FTC cracks down on chain-letter spam

FTC cracks down on chain-letter spam

The Federal Trade Commission today launched an attack on purveyors of deceptive spam, announcing settlements with and injunctions against seven defendants who confessed to spamming consumers with chain letters aimed at cheating them out of cash.

The chain letters promised riches to consumers who sent cash in exchange for reports on how to start their own chain letter scams. FTC mounted a sting operation to identify the spammers. It had warned 1,000 spammers in September 2000 that their activities were illegal.
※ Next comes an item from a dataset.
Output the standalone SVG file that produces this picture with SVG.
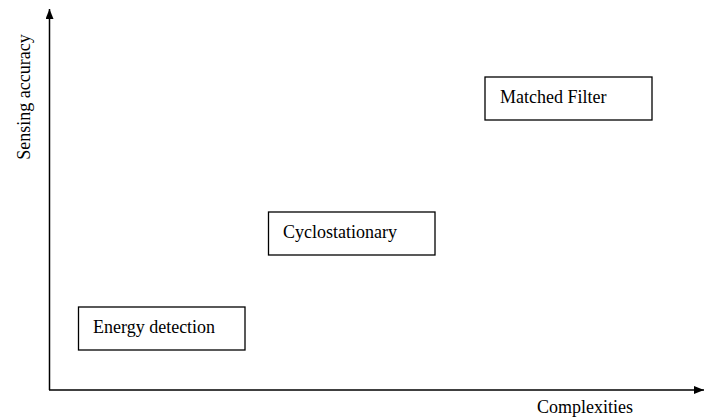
<svg xmlns="http://www.w3.org/2000/svg" width="704" height="419" viewBox="0 0 704 419">
  <style>
    .box { fill: #ffffff; stroke: #000000; stroke-width: 1.3; }
    .axis { fill: none; stroke: #000000; stroke-width: 1.5; }
    .lbl { font-family: "Liberation Serif", "Times New Roman", serif; font-size: 18px; fill: #000000; }
  </style>
  <defs>
    <marker id="arrow" viewBox="0 0 10 8" refX="10" refY="4" markerWidth="10" markerHeight="8" markerUnits="userSpaceOnUse" orient="auto">
      <path d="M0,0 L10,4 L0,8 z" fill="#000000"/>
    </marker>
  </defs>
  <rect width="704" height="419" fill="#ffffff"/>

  <!-- axes -->
  <g id="connectors">
    <line class="axis" x1="49.5" y1="390" x2="49.5" y2="9" marker-end="url(#arrow)"/>
    <line class="axis" x1="49" y1="390" x2="704" y2="390" marker-end="url(#arrow)"/>
  </g>

  <text class="lbl" transform="translate(30,97) rotate(-90)" text-anchor="middle">Sensing accuracy</text>
  <text class="lbl" x="537" y="413">Complexities</text>

  <g id="matched-filter">
    <rect class="box" x="485" y="77" width="167" height="43"/>
    <text class="lbl" x="500" y="103">Matched Filter</text>
  </g>
  <g id="cyclostationary">
    <rect class="box" x="268.5" y="212" width="166.5" height="43"/>
    <text class="lbl" x="283" y="238">Cyclostationary</text>
  </g>
  <g id="energy-detection">
    <rect class="box" x="78.5" y="307" width="166.5" height="43"/>
    <text class="lbl" x="93" y="333">Energy detection</text>
  </g>
</svg>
'This chain letter deceptively claims the program is legal and urges recruits who question its legitimacy to contact the FTC's associate director for marketing practices,' said the commission's Eileen Harrington. 'Well, I am the associate director for marketing practices, and these chain letters are illegal.'

The commission said the chain letter scams operated in more than 60 countries, and that it had collected more than 8 million spam messages since 1998. FTC also announced plans to launch a joint education campaign with Internet service provider associations.

The seven defendants, Paul K. Bovin, Chad Estenson, Megan Estenson, Fernando Pacheco, Arnold Larsen, John Lutheran and Dario Va entered their settlements in U.S. Districts courts in California, Florida, North Dakota and Rhode Island.